When they first arrived, the co-founder of JONAH, Arthur Abba Goldberg, guaranteed they could become heterosexual if they worked hard. Levin and Unger were sent to JONAH's lead therapist, Alan Downing, who contradicted Goldberg's rosy assessment -- and told both men that he was still "struggling" with gay feelings.

So a few questions:

  1. If ex-gay "reparative therapy" works so well, than why is JONAH's primary "life coach" still gay?

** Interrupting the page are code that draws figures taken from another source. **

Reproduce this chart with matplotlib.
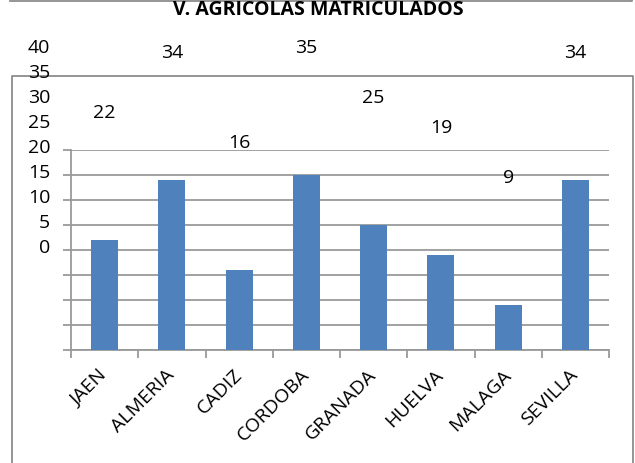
import matplotlib; matplotlib.use("Agg")
import matplotlib.pyplot as plt
from matplotlib.lines import Line2D
from matplotlib.transforms import ScaledTranslation

provincias = ["JAEN", "ALMERIA", "CADIZ", "CORDOBA", "GRANADA", "HUELVA", "MALAGA", "SEVILLA"]
matriculados = [22, 34, 16, 35, 25, 19, 9, 34]
yticks = [0, 5, 10, 15, 20, 25, 30, 35, 40]

plt.rcParams["font.family"] = ["Open Sans", "DejaVu Sans"]
W, H = 635, 464
fig = plt.figure(figsize=(W / 100, H / 100), dpi=100)
ax = fig.add_axes([71 / W, (H - 351) / H, 538 / W, 200 / H])

grey = "#9a9a9a"
x = list(range(len(provincias)))
ax.bar(x, matriculados, width=0.4, color="#4F81BD", zorder=3)
ax.set_xlim(-0.5, len(provincias) - 0.5)
ax.set_ylim(0, 40)
ax.set_yticks(yticks)
ax.yaxis.grid(True, color=grey, linewidth=1.3, zorder=0)
ax.tick_params(axis="y", length=6, width=1.3, color=grey, labelsize=14, pad=9)
for sp in ["top", "right"]:
    ax.spines[sp].set_visible(False)
for sp in ["left", "bottom"]:
    ax.spines[sp].set_color(grey)
    ax.spines[sp].set_linewidth(1.3)

# x ticks at category boundaries, labels at centres
ax.set_xticks([i - 0.5 for i in range(len(provincias) + 1)])
ax.set_xticklabels([])
ax.set_xticks(x, minor=True)
ax.set_xticklabels(provincias, minor=True, rotation=45, ha="right", va="center",
                   rotation_mode="anchor", fontsize=14)
ax.tick_params(axis="x", which="major", length=6, width=1.3, color=grey)
ax.tick_params(axis="x", which="minor", length=0, pad=15.5)

# y tick labels sit shifted upward in the reference
shift = ScaledTranslation(0, 105 / 100, fig.dpi_scale_trans)
for lab in ax.get_yticklabels():
    lab.set_transform(lab.get_transform() + shift)

# value labels, also displaced well above the bars
for xi, v in zip(x, matriculados):
    ax.annotate(str(v), (xi, v), xytext=(0, 128), textcoords="offset pixels",
                ha="center", va="center", fontsize=14)

fig.text(318 / W, 1 - 15 / H, "V. AGRICOLAS MATRICULADOS", ha="center", va="baseline",
         fontsize=14, fontweight="bold")

def fline(xs, ys):
    fig.add_artist(Line2D([a / W for a in xs], [1 - b / H for b in ys],
                          color="#8c8c8c", linewidth=1.3, zorder=0))

fline([10, 632, 632], [2, 2, 0])
fline([12, 12, 633, 633], [464, 77, 77, 464])

fig.savefig("out.png", dpi=100)
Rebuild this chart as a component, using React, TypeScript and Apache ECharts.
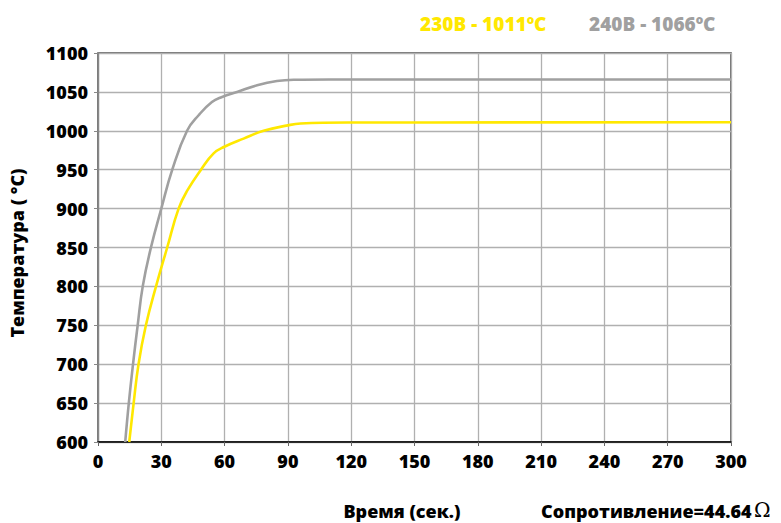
import React, { useEffect, useRef } from "react";
import * as echarts from "echarts";

const xTicks = [0, 30, 60, 90, 120, 150, 180, 210, 240, 270, 300];
const yTicks = [600, 650, 700, 750, 800, 850, 900, 950, 1000, 1050, 1100];

const time240 = [12.9, 14.6, 16.6, 18.8, 21.2, 25.1, 30, 35.2, 42.2, 47.7, 54, 58.8, 65.9, 75.4, 84.8, 92.7, 110, 300];
const temp240 = [600, 650, 700, 750, 800, 850, 900, 950, 1000, 1020, 1037, 1043.5, 1050, 1058.5, 1064, 1065.7, 1066, 1066];

const time230 = [14.8, 16.9, 19.2, 22.7, 27.5, 32.8, 38.2, 42.5, 48.8, 54.8, 59.9, 69, 78.5, 90, 96, 119.6, 300];
const temp230 = [600, 650, 700, 750, 800, 850, 900, 924, 950, 971, 979.5, 990, 1000, 1007, 1009.3, 1010.6, 1011];

const legend230 = "230B - 1011ºC";
const legend240 = "240B - 1066ºC";
const xTitle = "Время (сек.)";
const yTitle = "Температура ( °C)";
const resistance = "Сопротивление=44.64";

const FONT = "'Open Sans', 'Noto Sans', sans-serif";
const W = 800;

export default function App() {
  const ref = useRef<HTMLDivElement>(null);
  useEffect(() => {
    if (!ref.current) return;
    const chart = echarts.init(ref.current, null, { renderer: "svg" });
    const toPairs = (t: number[], v: number[]) => t.map((x, i) => [x, v[i]]);
    chart.setOption({
      animation: false,
      grid: {
        left: 98,
        right: 50,
        top: 53,
        bottom: 81,
        show: true,
        borderColor: "#444",
        borderWidth: 1.5,
      },
      xAxis: {
        type: "value",
        min: xTicks[0],
        max: xTicks[xTicks.length - 1],
        interval: 30,
        axisLine: { show: true, lineStyle: { color: "#000", width: 1.5 } },
        axisTick: { show: true, length: 4, lineStyle: { color: "#666" } },
        axisLabel: {
          color: "#000",
          fontFamily: FONT,
          fontWeight: W,
          fontSize: 18,
          margin: 10,
          formatter: (v: number) => String(v),
        },
        splitLine: { show: true, lineStyle: { color: "#b0b0b0", width: 1.3 } },
      },
      yAxis: {
        type: "value",
        min: yTicks[0],
        max: yTicks[yTicks.length - 1],
        interval: 50,
        axisLine: { show: true, lineStyle: { color: "#888", width: 1.3 } },
        axisTick: { show: true, length: 4, lineStyle: { color: "#888" } },
        axisLabel: {
          color: "#000",
          fontFamily: FONT,
          fontWeight: W,
          fontSize: 18,
          margin: 10,
          formatter: (v: number) => String(v),
        },
        splitLine: { show: true, lineStyle: { color: "#b0b0b0", width: 1.3 } },
      },
      series: [
        {
          name: legend240,
          type: "line",
          data: toPairs(time240, temp240),
          smooth: 0.45,
          showSymbol: false,
          lineStyle: { color: "#a0a0a0", width: 2.6 },
          z: 3,
        },
        {
          name: legend230,
          type: "line",
          data: toPairs(time230, temp230),
          smooth: 0.45,
          showSymbol: false,
          lineStyle: { color: "#ffe800", width: 2.6 },
          z: 4,
        },
      ],
      graphic: [
        {
          type: "text",
          x: 420,
          y: 24,
          style: { text: legend230, fill: "#ffe800", font: `${W} 19px ${FONT}`, verticalAlign: "middle" },
        },
        {
          type: "text",
          x: 589,
          y: 24,
          style: { text: legend240, fill: "#a0a0a0", font: `${W} 19px ${FONT}`, verticalAlign: "middle" },
        },
        {
          type: "text",
          x: 17,
          y: 253,
          rotation: Math.PI / 2,
          style: {
            text: yTitle,
            fill: "#000",
            font: `${W} 18px ${FONT}`,
            align: "center",
            verticalAlign: "middle",
          },
        },
        {
          type: "text",
          x: 402,
          y: 511,
          style: {
            text: xTitle,
            fill: "#000",
            font: `${W} 18px ${FONT}`,
            align: "center",
            verticalAlign: "middle",
          },
        },
        {
          type: "text",
          x: 541,
          y: 511,
          style: {
            text: resistance,
            fill: "#000",
            font: `${W} 18px ${FONT}`,
            align: "left",
            verticalAlign: "middle",
          },
        },
        {
          type: "text",
          x: 754,
          y: 510,
          style: {
            text: "Ω",
            fill: "#000",
            font: `20px 'DejaVu Serif', serif`,
            align: "left",
            verticalAlign: "middle",
          },
        },
      ],
    });
    return () => chart.dispose();
  }, []);
  return <div ref={ref} style={{ width: 781, height: 523, position: "absolute", left: 0, top: 0 }} />;
}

  • Why should people pay Downing money to "change," when he could not achieve this desired change in his own life?
  • Isn't it risky to place a self-loathing, sexually repressed counselor in a position of power over confused young clients?
  • Well, of course it's a bad idea, and the results of such unholy arrangements have consistently been disastrous. Not surprisingly, Unger and Levin claim that the "life coach" asked them to do what amounted to a "psychological striptease."

    "He was encouraging me, 'It's okay, Ben, you can take your shirt off' ... Here was a man that was much older than me, and I was around 20," said Ben Unger. "At that point, I was just staring at a mirror with my shirt off and he was right behind me staring at the mirror with me at my body. Then telling me to look at my body and feel my body. It was weird."

    "While I was standing there without my clothes on, he asked me to touch my genitals," says Chaim Levin. "Once again, I communicated that I was not comfortable with it. And he was like, you know, 'Just feel yourself. Just feel it for a second. So, you can grasp your masculinity physically.'"

    Groups like JONAH might disingenuously claim such bad behavior is an anomaly. However, it's not -- and to understand just how pathological this enterprise truly is, one just has to examine the charlatans running programs such as JONAH and Journey Into Manhood, which is a backwoods "ex-gay" retreat designed to make gay men more masculine.

    The guru of these programs and the pioneer of their bizarre techniques is Richard Cohen, the outlandish therapist who was expelled for life from the American Counseling Association in 2002 after it accused him of six violations of its ethics code.

    Cohen's specialty is "touch therapy," where he places a male client between his thighs and caresses him. He and his minions claim that such petting is "non-sexual touch," but I'm not buying it. If a closeted gay therapist is pressing his groin up against a sexually frustrated gay client (who is also forbidden from masturbating), this is a form of sex. Indeed, it is a therapeutic lap dance and should be called re-perv-ative, not reparative therapy.

    Interestingly, Cohen learned his creepy methods from the Wesleyan Community Christian Church, a cult that practiced nude therapy, including adult women breast-feeding men in a church sanctuary.

    The main promoter and cheerleader of such wacky techniques is JONAH's Arthur Abba Goldberg, a Wall Street criminal mastermind who, prior to co-founding the "ex-gay" organization, was convicted in 1987 and sent to prison for "fraud of spectacular scope." So basically, you have a former convict selling the naked therapy of a disbarred former cult member to desperate clients. And this is what passes for science in "ex-gay" circles.

    Predictably, the results have been disastrous. Cohen-style therapy has led to cases of sexual impropriety and abuse. For example, in 2007, Christopher Austin, an "ex-gay" counselor linked to the National Association for Research and Therapy of Homosexuality (NARTH), was convicted in Irving, Texas of sexually assaulting a client. Last year, Truth Wins Out exposed Exodus therapist Mike Jones of Lansing, MI, who was sexually abusing a client under the auspices of touch therapy.

    How ironic, therapists who claim to cure homosexuals keep ending up naked with their gay clients. Such lurid exploitation has moved from a disconcerting pattern to a full-blown trend. We need to look beyond the shocking individual scandals to see that reparative therapy at its corrosive core is, in fact, scandalous. Isn't it time these "therapists" shut their doors and finally get the help they so desperately need?